Von Irish Stew haben zumindest die Liebhaber der Insel schon einmal gehört, während die Pea and Mint Soup schon so fremd klingt wie die Scotch Eggs. Vertrauter dürften dann schon eher Welch Rabbits, typische Käse-Toasts, oder die von der Liebe der Engländer zur Gurke zeugenden Cucumber Sandwiches sein. Mit Shepherd’s Pie (Hackleisch mit Kartoffelbrei) wird man tatsächlich satt und Bangers and Mash dürfte auch deutschen Kartoffelbreifreunden sehr vertraut vorkommen. Und natürlich reizt das alles zum Nachkochen und Nachbacken. Zu den meisten versammelten Gerichten braucht man nicht einmal einen englischen Lieferanten. Die Zutaten gibt es auch in hiesigen Läden.

Und manches reizt geradezu zum Ausprobieren. Warum nicht diese ganze Corona-Wartezeit mal dazu nutzen, Fish’n Chips selbst zu machen? Die extra dicken Pommes kann man genauso selbst herstellen wie die frittierten Kabeljau-Happen. Und wenn man kein Guinness vorrätig hat, bekommt man im Laden bestimmt auch ein anderes Altbier.

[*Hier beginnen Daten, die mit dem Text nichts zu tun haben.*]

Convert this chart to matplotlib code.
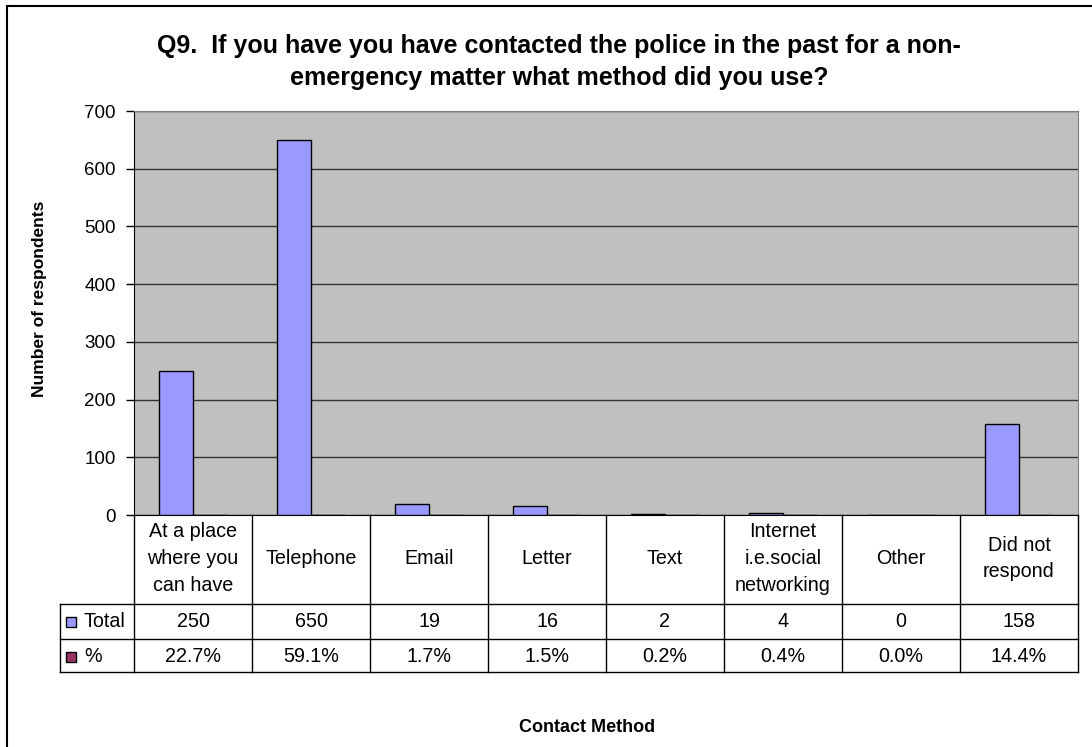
import numpy as np
import matplotlib
matplotlib.use("Agg")
import matplotlib.pyplot as plt
from matplotlib.lines import Line2D
from matplotlib.patches import Rectangle

# Survey answers per contact method
categories = ["At a place\nwhere you\ncan have", "Telephone", "Email", "Letter", "Text",
              "Internet\ni.e.social\nnetworking", "Other", "Did not\nrespond"]
totals = [250, 650, 19, 16, 2, 4, 0, 158]
percents = [22.7, 59.1, 1.7, 1.5, 0.2, 0.4, 0.0, 14.4]
series_names = ["Total", "%"]
series_colors = ["#9999FF", "#993366"]

plt.rcParams['font.family'] = ['Liberation Sans', 'DejaVu Sans']

W, H = 1092, 747
fig = plt.figure(figsize=(W / 100, H / 100), dpi=100)


def fx(x):
    return x / W


def fy(y):
    return 1 - y / H


# plot area in pixels
left, right, top, bottom = 134, 1078, 111, 515
ax = fig.add_axes([fx(left), fy(bottom), fx(right) - fx(left), fy(top) - fy(bottom)])
ax.set_facecolor("#C0C0C0")

x = np.arange(len(categories))
w = 1 / 3.5
ax.bar(x - w / 2, totals, w, color=series_colors[0], edgecolor="black", lw=1, zorder=3)
ax.bar(x + w / 2, np.array(percents) / 100, w, color=series_colors[1], edgecolor="black", lw=1, zorder=3)

ax.set_xlim(-0.5, len(categories) - 0.5)
ax.set_ylim(0, 700)
ax.set_yticks(range(0, 701, 100))
ax.set_xticks([])
ax.yaxis.grid(True, color="#333333", lw=1)
ax.set_axisbelow(True)
ax.tick_params(axis="y", length=6, width=1, labelsize=13.5, pad=7, direction="out")
for s in ["top", "right"]:
    ax.spines[s].set_color("#808080")
for s in ["left", "bottom"]:
    ax.spines[s].set_color("black")

# data table under the plot
col_w = (right - left) / len(categories)
row_head, row_total, row_pct = 604, 639, 672
key_left = 60
fs = 14.2


def line(x0, y0, x1, y1):
    fig.add_artist(Line2D([fx(x0), fx(x1)], [fy(y0), fy(y1)], color="black", lw=1))


for i in range(len(categories) + 1):
    xp = left + i * col_w
    line(xp, bottom, xp, row_pct)
line(key_left, row_head, key_left, row_pct)
for yp in [row_head, row_total, row_pct]:
    line(key_left, yp, right, yp)

for i, cat in enumerate(categories):
    cx = left + (i + 0.5) * col_w
    fig.text(fx(cx), fy(558.5), cat, ha="center", va="center", fontsize=fs, linespacing=1.52)
    fig.text(fx(cx), fy(621.5), f"{totals[i]}", ha="center", va="center", fontsize=fs)
    fig.text(fx(cx), fy(656.5), f"{percents[i]:.1f}%", ha="center", va="center", fontsize=fs)

for yc, name, col in zip([621.5, 656.5], series_names, series_colors):
    fig.add_artist(Rectangle((fx(66), fy(yc + 5)), fx(10), 10 / H, facecolor=col,
                             edgecolor="black", lw=1))
    fig.text(fx(84), fy(yc), name, ha="left", va="center", fontsize=fs)

# titles
fig.text(fx(559), fy(62),
         "Q9.  If you have you have contacted the police in the past for a non-\n"
         "emergency matter what method did you use?",
         ha="center", va="center", fontsize=18, weight="bold", linespacing=1.42)
fig.text(fx(40), fy(299), "Number of respondents", rotation=90, ha="center", va="center",
         fontsize=12.5, weight="bold")
fig.text(fx(587), fy(727), "Contact Method", ha="center", va="center", fontsize=13, weight="bold")

# chart border
fig.add_artist(Rectangle((fx(7), fy(H + 20)), fx(W), (H + 14) / H, fill=False,
                         edgecolor="black", lw=1.5))

fig.savefig("out.png", dpi=100)
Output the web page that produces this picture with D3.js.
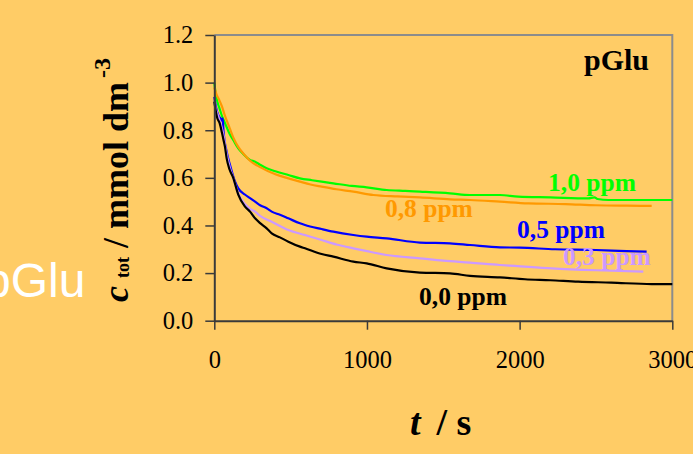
<!DOCTYPE html>
<html>
<head>
<meta charset="utf-8">
<script src="https://cdn.jsdelivr.net/npm/d3@7"></script>
<style>
  html, body { margin: 0; padding: 0; background: #ffcc66; }
  svg { display: block; }
</style>
</head>
<body>
<svg id="chart" width="693" height="454"></svg>
<script>
// Total concentration vs. time, [t in s, c in mmol dm^-3], one list per pGlu dose
const ppm10 = [[0,1.0],[10,0.95],[20,0.92],[35,0.89],[50,0.86],[70,0.83],[100,0.785],[124,0.759],[157,0.724],[190,0.70],[234,0.675],[267,0.668],[300,0.655],[343,0.640],[400,0.628],[485,0.612],[561,0.598],[640,0.590],[703,0.584],[780,0.577],[900,0.566],[998,0.560],[1129,0.549],[1250,0.545],[1347,0.542],[1544,0.535],[1675,0.528],[1871,0.528],[1991,0.521],[2200,0.518],[2450,0.514],[2490,0.518],[2510,0.511],[2581,0.507],[3000,0.507]];
const ppm08 = [[0,0.98],[15,0.95],[30,0.93],[50,0.90],[70,0.86],[100,0.81],[124,0.77],[157,0.73],[200,0.695],[234,0.672],[300,0.645],[400,0.615],[485,0.598],[561,0.584],[630,0.572],[703,0.563],[800,0.552],[911,0.542],[1042,0.528],[1200,0.522],[1347,0.518],[1544,0.510],[1675,0.507],[1871,0.500],[2057,0.493],[2300,0.490],[2500,0.485],[2700,0.483],[2865,0.482]];
const ppm05 = [[0,0.94],[10,0.90],[26,0.864],[40,0.85],[50,0.84],[55,0.85],[60,0.80],[81,0.71],[103,0.654],[136,0.584],[157,0.556],[200,0.53],[234,0.515],[267,0.50],[300,0.485],[343,0.472],[376,0.458],[430,0.445],[485,0.430],[561,0.409],[594,0.402],[703,0.385],[780,0.374],[911,0.360],[998,0.353],[1129,0.346],[1347,0.328],[1544,0.325],[1675,0.318],[1871,0.308],[2000,0.307],[2232,0.300],[2500,0.297],[2700,0.292],[2832,0.290]];
const ppm03 = [[0,0.92],[10,0.89],[25,0.86],[40,0.83],[60,0.78],[81,0.70],[103,0.64],[124,0.60],[157,0.535],[200,0.49],[234,0.47],[267,0.458],[300,0.44],[376,0.416],[485,0.381],[594,0.360],[703,0.339],[800,0.320],[911,0.304],[1000,0.292],[1129,0.276],[1347,0.262],[1500,0.252],[1675,0.244],[1871,0.234],[1970,0.230],[2210,0.220],[2500,0.212],[2810,0.206]];
const ppm00 = [[0,0.92],[10,0.88],[20,0.85],[35,0.83],[50,0.79],[60,0.76],[70,0.73],[81,0.682],[100,0.635],[124,0.60],[157,0.53],[200,0.48],[234,0.458],[267,0.430],[300,0.41],[343,0.388],[376,0.367],[430,0.35],[485,0.332],[561,0.311],[594,0.304],[703,0.280],[780,0.269],[911,0.248],[998,0.241],[1129,0.220],[1347,0.202],[1544,0.199],[1675,0.188],[1871,0.182],[2035,0.174],[2200,0.170],[2384,0.164],[2600,0.160],[2865,0.154],[3000,0.154]];

const seriesNames = ["1,0 ppm", "0,8 ppm", "0,5 ppm", "0,3 ppm", "0,0 ppm"];
const seriesData = [ppm10, ppm08, ppm05, ppm03, ppm00];
const xTicks = [0, 1000, 2000, 3000];
const yTicks = [0.0, 0.2, 0.4, 0.6, 0.8, 1.0, 1.2];

// Drawing styles and where each curve's label sits (data coordinates)
const seriesColors = ["#00ff00", "#ff9900", "#0000ff", "#cc99ff", "#000000"];
const labelAnchors = [[2186, 0.546], [1118, 0.437], [1983, 0.346], [2284, 0.236], [1341, 0.066]];

const serif = "'Liberation Serif', 'Times New Roman', serif";
const svg = d3.select("#chart");

const plot = { left: 214.3, right: 672.3, top: 35, bottom: 320.7 };
const x = d3.scaleLinear().domain([0, 3000]).range([plot.left, plot.right]);
const y = d3.scaleLinear().domain([0, 1.2]).range([plot.bottom, plot.top]);

// Slide-side caption, partly off the left edge
svg.append("text")
  .attr("x", -16).attr("y", 297)
  .attr("font-family", "'Liberation Sans', Arial, sans-serif")
  .attr("font-size", 48)
  .attr("fill", "#ffffff")
  .text("pGlu");

// Grey frame on top and right
svg.append("path")
  .attr("d", `M${plot.left},${plot.top}H${plot.right}V${plot.bottom}`)
  .attr("fill", "none")
  .attr("stroke", "#8c8c8c")
  .attr("stroke-width", 2);

// Curves
const line = d3.line().x(d => x(d[0])).y(d => y(d[1])).curve(d3.curveMonotoneX);
const curves = svg.append("g");
seriesData.forEach((data, i) => {
  curves.append("path")
    .datum(data)
    .attr("d", line)
    .attr("fill", "none")
    .attr("stroke", seriesColors[i])
    .attr("stroke-width", 2.2);
});

// Curve labels
seriesNames.forEach((name, i) => {
  svg.append("text")
    .attr("x", x(labelAnchors[i][0]))
    .attr("y", y(labelAnchors[i][1]))
    .attr("font-family", serif)
    .attr("font-weight", "bold")
    .attr("font-size", 25.5)
    .attr("fill", seriesColors[i])
    .text(name);
});

// Panel tag
svg.append("text")
  .attr("x", 649).attr("y", 70)
  .attr("text-anchor", "end")
  .attr("font-family", serif)
  .attr("font-weight", "bold")
  .attr("font-size", 30)
  .attr("fill", "#000")
  .text("pGlu");

// Axes
const xAxis = d3.axisBottom(x).tickValues(xTicks).tickFormat(d3.format("d"))
  .tickSizeInner(9).tickSizeOuter(0).tickPadding(21);
const yAxis = d3.axisLeft(y).tickValues(yTicks).tickFormat(d3.format(".1f"))
  .tickSizeInner(9).tickSizeOuter(0).tickPadding(12);

function styleAxis(g) {
  g.select(".domain").attr("stroke", "#3a3a3a").attr("stroke-width", 2);
  g.selectAll(".tick line").attr("stroke", "#3a3a3a").attr("stroke-width", 1.5);
  g.selectAll(".tick text")
    .attr("font-family", serif)
    .attr("font-size", 24.5)
    .attr("fill", "#000");
}

svg.append("g")
  .attr("transform", `translate(0,${plot.bottom})`)
  .call(xAxis)
  .call(styleAxis);

svg.append("g")
  .attr("transform", `translate(${plot.left},0)`)
  .call(yAxis)
  .call(styleAxis);

// Y axis title: c_tot / mmol dm^-3
const yTitle = svg.append("text")
  .attr("transform", "translate(128,180) rotate(-90)")
  .attr("text-anchor", "middle")
  .attr("font-family", serif)
  .attr("font-weight", "bold")
  .attr("font-size", 36)
  .attr("fill", "#000");
yTitle.append("tspan").attr("font-style", "italic").text("c");
yTitle.append("tspan").attr("font-size", 18).attr("dx", 8).attr("dy", 1).text("tot");
yTitle.append("tspan").attr("dy", -1).text(" / mmol dm");
yTitle.append("tspan").attr("font-size", 24).attr("dx", 4).attr("dy", -18).text("-3");

// X axis title: t / s
const xTitle = svg.append("text")
  .attr("x", 410).attr("y", 435)
  .attr("font-family", serif)
  .attr("font-weight", "bold")
  .attr("font-size", 38)
  .attr("fill", "#000");
xTitle.append("tspan").attr("font-style", "italic").text("t");
xTitle.append("tspan").attr("dx", 16).text("/ s");
</script>
</body>
</html>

Und wenn man sich durch die herzhaften Hauptmahlzeiten gearbeitet hat, merkt man, dass auch die Briten beim Nachtisch echte Leckermäuler sind und dabei eben nicht nur mürbe Kekse zu ihrem Tee knabbern, sondern solche Spaßmacher verzehren, die sich Spotted Dick oder Banofee Pie nennen. Zum Schluss gibt es noch allerlei erfrischende Getränke, darunter auch einen ziemlich gesunden Cucumber Pimm’s Cup.

Einige Fotos englischer Kneipenaushänge beweisen, dass es es etliche dieser typischen Gerichte tatsächlich da gibt, wo richtige Engländer ihren Werktag ausklingen lassen. Wenn sie wieder werktagen dürfen. Denn auch sie sind ja jetzt zum Mehr-oder-weniger-Zuhause-Bleiben gezwungen. Vielleicht entdecken sie ja dabei ein paar hübsche Rezepte aus deutschen Landen und ärgern sich ein bisschen, dass sie mit den Krauts nicht viel früher über das wirklich Gemeinsame gesprochen haben, das alle, wirklich alle Europäer eint: den Stolz auf die eigenen Besonderheiten.

Das fehlt einem an dieser von kalter Ökonomie besessenen EU tatsächlich.

Carola Ruff Very British, Buchverlag für die Frau, Leipzig 2020, 5 Euro.